Fawstin is a cartoonist who scored an Eisner Award nomination – the comics industry equivalent of an Oscar nod – for his debut graphic novel, “Table For One.” He’s also a FrontPage contributing artist and the author/illustrator of ProPIGanda: Drawing the Line Against Jihad, a collection of images and essays that serve as a companion piece to “The Infidel.”
When I first looked up Pigman I thought it was a reference to the 1968 novel—and I couldn’t see how that would be applicable to my Cliffhanger character. This same friend for quite a while has been uttering that Cliffhanger should be a graphic novel, but my argument has been that I need the literary structure to tell my story. A picture is not always worth a thousand words if each of your words represents a thousand ideals. So a well written novel or literary story still has a power that I don’t think graphic novels and even movies can fully utilize. When the focus on an image is the premier concern—something usually gets lost in the translation as a compromise. In literature compromise isn’t needed, and readers are free to paint their own pictures in their minds. However, that’s not to say that is the case with Pigman.
In a time such as we live in now where any language against jihadist activity is considered radical and an invitation to personal destruction—I have to admire Bosch Fawstin for having the testicular fortitude to take the approach he has. He’s talented enough to work for any major comic house, but he has taken the independent path and built a character that is opposed to the political structure currently in place. In that respect he and I are in the same situation. He knows that any work he does for the industry will have to come from himself—because nobody is going to hire him due to his strong beliefs now that he’s shown them in the Pigman character.
The crime that Fawstin has committed which orthodox media and politics have deemed so terrifying—is that he clearly has identified the jihadist activity from Muslim religion as a vile evil and he doesn’t stray away from the designation.
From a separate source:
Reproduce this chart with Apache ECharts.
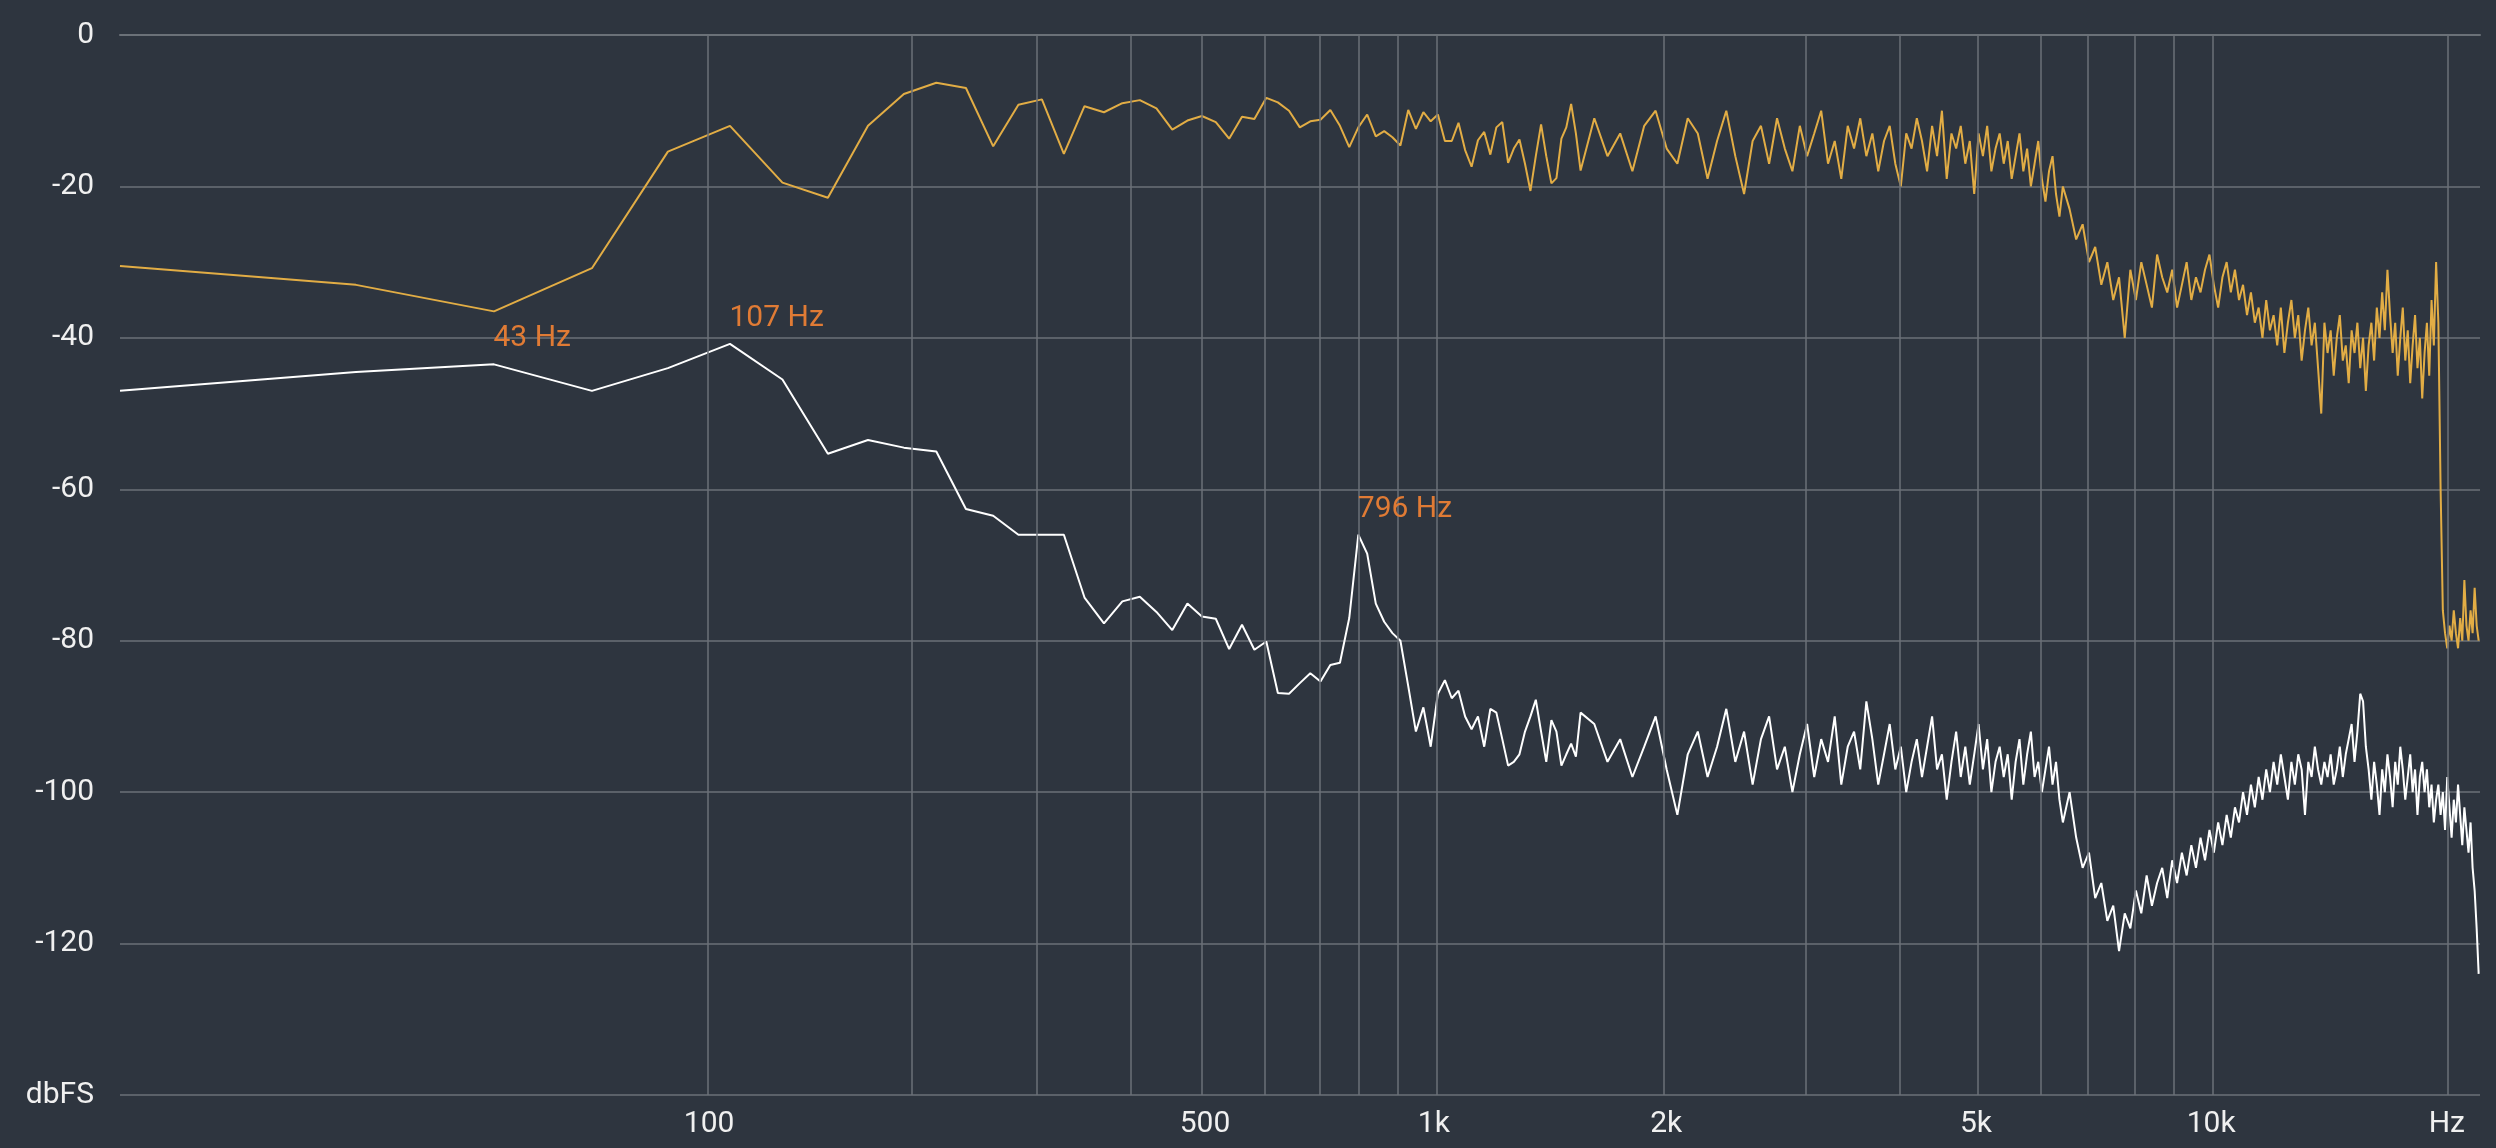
<!DOCTYPE html>
<html>
<head>
<meta charset="utf-8">
<script src="https://cdn.jsdelivr.net/npm/echarts@6/dist/echarts.min.js"></script>
<style>html,body{margin:0;padding:0;background:#2e353f}#main{width:2496px;height:1148px}</style>
</head>
<body>
<div id="main"></div>
<script>
var myChart = echarts.init(document.getElementById('main'));

// FFT bin width (44100 / 2048)
var binHz = 21.533;

// bins 0..72, one value each
var lowWhite = [-47,-44.5,-43.5,-47,-44,-40.8,-45.5,-55.3,-53.5,-54.5,-55,-62.6,-63.5,-66,-66,-66,-74.3,-77.7,-74.8,-74.2,
  -76.2,-78.6,-75.1,-76.8,-77.1,-81.1,-77.9,-81.2,-80.1,-86.9,-87,-85.6,-84.3,-85.4,-83.2,-82.9,-77,-66,-68.5,-75.1,
  -77.5,-79,-80,-86,-92,-88.8,-94,-87,-85.2,-87.6,-86.6,-90,-91.7,-90,-94,-89,-89.5,-93,-96.5,-96,
  -95,-92,-90,-87.8,-92,-96,-90.5,-92,-96.5,-95,-93.6,-95.3,-89.5];
var lowOrange = [-30.5,-33,-36.5,-30.8,-15.4,-12,-19.5,-21.5,-12,-7.8,-6.3,-7,-14.7,-9.2,-8.5,-15.7,-9.4,-10.2,-9,-8.6,
  -9.7,-12.5,-11.3,-10.7,-11.5,-13.7,-10.8,-11.1,-8.3,-8.9,-10,-12.2,-11.4,-11.2,-9.9,-12,-14.8,-12.2,-10.5,-13.4,
  -12.7,-13.5,-14.6,-9.9,-12.4,-10.2,-11.4,-10.5,-14,-14,-11.6,-15.2,-17.4,-13.9,-12.8,-15.8,-12.2,-11.5,-16.9,-15,
  -13.8,-17,-20.6,-16,-11.8,-16,-19.6,-18.9,-13.7,-12.2,-9.1,-13,-17.9];

// bins 75..300, every 3rd bin
var midOrange = [-11,-16,-13,-18,-12,-10,-15,-17,-11,-13,-19,-14,-10,-16,-21,-14,-12,-17,-11,-15,
  -18,-12,-16,-13,-10,-17,-14,-19,-12,-15,-11,-16,-13,-18,-14,-12,-17,-20,-13,-15,
  -11,-14,-18,-12,-16,-10,-19,-13,-15,-12,-17,-14,-21,-13,-16,-12,-18,-15,-13,-17,
  -14,-19,-16,-13,-18,-15,-20,-17,-14,-19,-22,-18,-16,-21,-24,-20];
var midWhite = [-91,-96,-93,-98,-94,-90,-97,-103,-95,-92,-98,-94,-89,-96,-92,-99,-93,-90,-97,-94,
  -100,-95,-91,-98,-93,-96,-90,-99,-94,-92,-97,-88,-93,-99,-95,-91,-97,-94,-100,-96,
  -93,-98,-94,-90,-97,-95,-101,-96,-92,-98,-94,-99,-95,-91,-97,-93,-100,-96,-94,-98,
  -95,-101,-96,-93,-99,-95,-92,-98,-96,-100,-97,-94,-99,-96,-101,-104];

// bins 306..1020, every 6th bin
var highOrange = [-23,-27,-25,-30,-28,-33,-30,-35,-32,-40,
  -31,-35,-30,-33,-36,-29,-32,-34,-31,-36,-33,-30,-35,-32,-34,-31,-29,-33,-36,-32,-30,-34,-31,-35,-33,-37,
  -34,-38,-36,-40,-35,-39,-37,-41,-36,-42,-38,-35,-40,-37,-43,-39,-36,-41,-38,-44,
  -50,
  -38,-42,-39,-45,-40,-37,-43,-41,-46,-39,-42,-38,-44,-40,-47,-41,-38,-43,-36,-40,
  -34,-39,-31,-37,-42,-38,-45,-40,-36,-43,-39,-46,-41,-37,-44,-40,-48,-42,-38,-45,-35,-41,-30,
  -38,-60,-76,-79,-81,-78,-80,-76,-79,-81,-77,-80,-72,-78,-80,-76,-79,-73,-78,-80];
var highWhite = [-100,-106,-110,-108,-114,-112,-117,-115,-121,-116,
  -118,-113,-116,-111,-115,-112,-110,-114,-109,-112,-108,-111,-107,-110,-106,-109,-105,-108,-104,-107,-103,-106,-102,-104,-100,-103,
  -99,-102,-98,-101,-97,-100,-96,-99,-95,-98,-101,-96,-99,-95,-97,-103,-96,-98,-94,-97,
  -99,
  -96,-98,-95,-99,-97,-94,-98,-95,-93,-91,-96,-92,-87,-88,-94,-97,-101,-96,-99,-103,
  -97,-100,-95,-98,-102,-96,-99,-94,-97,-101,-98,-95,-100,-97,-103,-98,-96,-100,-97,-102,-99,-104,-101,
  -99,-103,-100,-105,-98,-102,-106,-101,-104,-99,-103,-107,-102,-105,-108,-104,-110,-113,-118,-124];

var peakBins = [2, 5, 37];
var gridFreqs = [100,200,300,400,500,600,700,800,900,1000,2000,3000,4000,5000,6000,7000,8000,9000,10000,20000];
var labelFreqs = [100, 500, 1000, 2000, 5000, 10000, 20000];
var labelTexts = ['100', '500', '1k', '2k', '5k', '10k', 'Hz'];

function fx(f) { return Math.log10(f / binHz + 1); }

function build(low, mid, high) {
    var out = [];
    for (var i = 0; i < low.length; i++) out.push([Math.log10(i + 1), low[i]]);
    for (var j = 0; j < mid.length; j++) out.push([Math.log10(75 + 3 * j + 1), mid[j]]);
    for (var k = 0; k < high.length; k++) out.push([Math.log10(306 + 6 * k + 1), high[k]]);
    return out;
}

var whiteData = build(lowWhite, midWhite, highWhite);
var orangeData = build(lowOrange, midOrange, highOrange);

var labelVals = labelFreqs.map(fx);

var option = {
    backgroundColor: '#2e353f',
    animation: false,
    grid: { left: 120, right: 16, top: 35, bottom: 53 },
    xAxis: {
        type: 'value',
        min: 0,
        max: Math.log10(1025),
        axisLine: { lineStyle: { color: '#6b7178', width: 2 } },
        axisTick: { show: false },
        splitLine: { show: false },
        axisLabel: {
            customValues: labelVals,
            color: '#f0f0f0',
            fontSize: 30,
            fontFamily: 'Roboto',
            margin: 14,
            formatter: function (v) {
                for (var i = 0; i < labelVals.length; i++) {
                    if (Math.abs(labelVals[i] - v) < 1e-6) return labelTexts[i];
                }
                return '';
            }
        }
    },
    yAxis: {
        type: 'value',
        min: -140,
        max: 0,
        interval: 20,
        axisLine: { show: false },
        axisTick: { show: false },
        splitLine: { lineStyle: { color: '#6b7178', width: 1.5 } },
        axisLabel: {
            color: '#f0f0f0',
            fontSize: 30,
            fontFamily: 'Roboto',
            margin: 26,
            formatter: function (v) { return v === -140 ? 'dbFS' : v; }
        }
    },
    series: [{
        name: 'orange',
        type: 'line',
        data: orangeData,
        showSymbol: false,
        lineStyle: { color: '#e2ad45', width: 2 },
        z: 3,
        markLine: {
            silent: true,
            symbol: 'none',
            label: { show: false },
            lineStyle: { color: '#6b7178', width: 1.5, type: 'solid' },
            data: gridFreqs.map(function (f) { return { xAxis: fx(f) }; })
        }
    }, {
        name: 'white',
        type: 'line',
        data: whiteData,
        showSymbol: false,
        lineStyle: { color: '#ffffff', width: 2 },
        z: 4,
        markPoint: {
            symbol: 'circle',
            symbolSize: 1,
            itemStyle: { color: 'rgba(0,0,0,0)' },
            label: {
                show: true,
                color: '#e07b35',
                fontSize: 30,
                fontFamily: 'Roboto',
                position: [0, -40],
                align: 'left',
                formatter: function (p) { return p.name; }
            },
            data: peakBins.map(function (b) {
                return { name: Math.floor(b * binHz) + ' Hz', coord: [Math.log10(b + 1), lowWhite[b]] };
            })
        }
    }]
};
myChart.setOption(option);
</script>
</body>
</html>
In a world where everyone seems indecisive on Islamic radicalism—especially in a creative capacity, Fawstin has drawn a clear line in the sand for all his readers to observe. Islam based on his experience with the Koran is evil and he uses his character of Pigman to become the worst nightmare of the jihadists inflicting terror upon humanity. For that reason, I LOVE PIGMAN!
So I can see why my friend drew such a parallel between Pigman and Cliffhanger. Fawstin and I are doing similar things for similar reasons. It is up to creative people like us to see evil where it is hiding and root it out through our mechanisms so it is easy for others to see. That is clearly what Pigman is all about. For a change there is a superhero for those in the current freedom movement doing the kind of work that might not be appreciated for another half century. It might not be readily acceptable in our current mainstream culture, but 50 years from now I have a strong feeling that Fawstin will become a cult classic and will go a long way into shaping the kind of culture that young people will be looking for in the aftermath of our current tribulations.
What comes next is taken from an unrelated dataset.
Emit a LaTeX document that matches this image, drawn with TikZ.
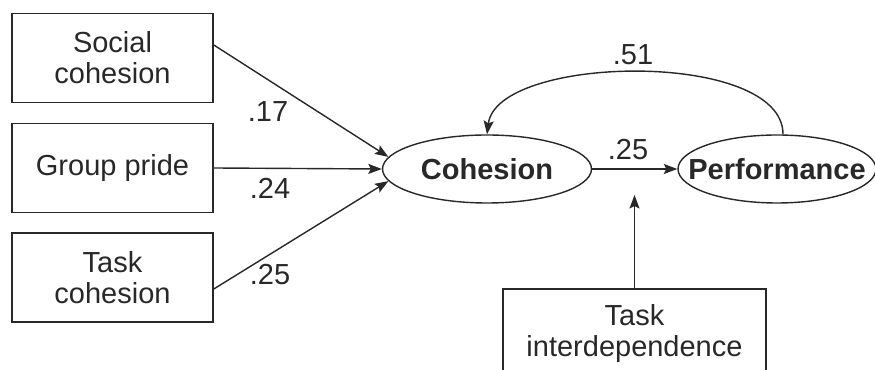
\documentclass[tikz,border=0pt]{standalone}
\usepackage{fontspec}
\setmainfont{Liberation Sans}
\usetikzlibrary{positioning,arrows.meta,shapes.geometric}
\definecolor{pathGray}{RGB}{40,40,40}

\tikzset{
  factor/.style={draw=pathGray, line width=0.9pt, minimum width=4.02cm, minimum height=1.78cm, align=center, inner sep=2pt, text=pathGray},
  latent/.style={draw=pathGray, ellipse, line width=0.8pt, minimum width=4.18cm, minimum height=1.36cm, inner sep=0pt, font=\fontsize{16.5}{17.6}\selectfont\bfseries, text=pathGray},
  pathArrow/.style={draw=pathGray, line width=0.8pt, -{Stealth[length=0.27cm,width=0.2cm,inset=0.05cm]}},
  coef/.style={text=pathGray}
}

\begin{document}
\begin{tikzpicture}[font=\fontsize{16.5}{17.6}\selectfont]
  \useasboundingbox (0,0) rectangle (17.5,7.4);

  % Predictors
  \node[factor] (soc)   at (2.25,6.24) {Social\\cohesion};
  \node[factor] (pride) at (2.25,4.04) {Group pride};
  \node[factor] (task)  at (2.25,1.85) {Task\\cohesion};

  % Latent variables
  \node[latent] (coh) at (9.74,4.02) {Cohesion};
  \node[latent, minimum width=3.96cm, inner xsep=-0.75cm] (perf) at (15.54,4.02) {Performance};

  % Moderator
  \node[factor, minimum width=5.26cm, anchor=north] (inter) at (12.69,1.64) {Task\\interdependence};
  \coordinate (mod) at (12.69,3.5);

  % Paths into cohesion
  \draw[pathArrow] ([yshift=0.26cm]soc.east) -- (coh.173);
  \draw[pathArrow] (pride.east) -- (coh.west);
  \draw[pathArrow] ([yshift=-0.23cm]task.east) -- (coh.187);

  % Cohesion -> performance and feedback
  \draw[pathArrow] (coh.east) -- (perf.west);
  \draw[pathArrow] ([xshift=0.12cm]perf.north) .. controls +(0,1.7) and +(0.2,1.6) .. (coh.north);
  \draw[pathArrow] (inter.north) -- (mod);

  % Coefficients
  \node[coef] at (5.36,5.16) {.17};
  \node[coef] at (5.40,3.64) {.24};
  \node[coef] at (5.40,1.90) {.25};
  \node[coef] at (12.66,6.30) {.51};
  \node[coef] at (12.56,4.40) {.25};
\end{tikzpicture}
\end{document}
Traditional comic heroes like Batman, Superman and many of the others have had artists handling them over the last couple of years steering them in a progressive direction. Superman a few years ago gave up his American citizenship to fight for the United Nations, and of course Batman had the little Muslim guy Nightrunner as a viable—more global sidekick in an effort to push the cape crusader into a wider market. The Green Lantern re-launched as a gay hero—attempting to take such radical ideas into the mainstream. So it is certainly worthy for a talented guy like Fawstin to make Pigman as a conservative argument against the progressive tide and to let history determine the victor. In the end, the trend will show that the progressive attempts will fail, because generally people don’t respect those types of approaches. Most people by default are more comfortable with conservative ideals when they can get them, because society in general when stripped away from political motivations is right of center in value. So it is likely that Pigman will have a longer shelf life than someone like The Green Lantern or even Superman if that United Nations crime fighter trend continues away from the traditional, truth, justice, and American way approach. Pigman is not about political correctness—which comics have traditionally stood against. When comics start pandering to the political establishment, they are suddenly, “uncool.” And they won’t last when there is competition like Pigman out there that more appropriately articulates the concerns of modern audiences.
After watching the severed heads, and brutal murders of late from the ISIS insurgents in the Middle East and how weak Obama’s political approach has been in reaction, I know I personally want to see someone punished for the evil inflicted. We aren’t getting that satisfaction in reality, but in our minds, at least we are not broken as a people. Bosch Fawstin is proof that the minds of Americans are not yet destroyed by the insurgent application of terror from continued social stress and political policy directly applied through mainstream culture. Comics live and breathe beyond the mainstream and the more orthodox they become—such as in the latest movie adaptations, the more need there is for characters like Bosch Fawstin’s Pigman. So I consider it a privilege to receive such a comparison. It’s a tough fight out there—and it is good to see another valiant character taking care of a market sector that is desperately in need of a strong opinion. And Bosh Fawstin is not short on opinion—which is the greatest gift a comic book artist can provide to the world.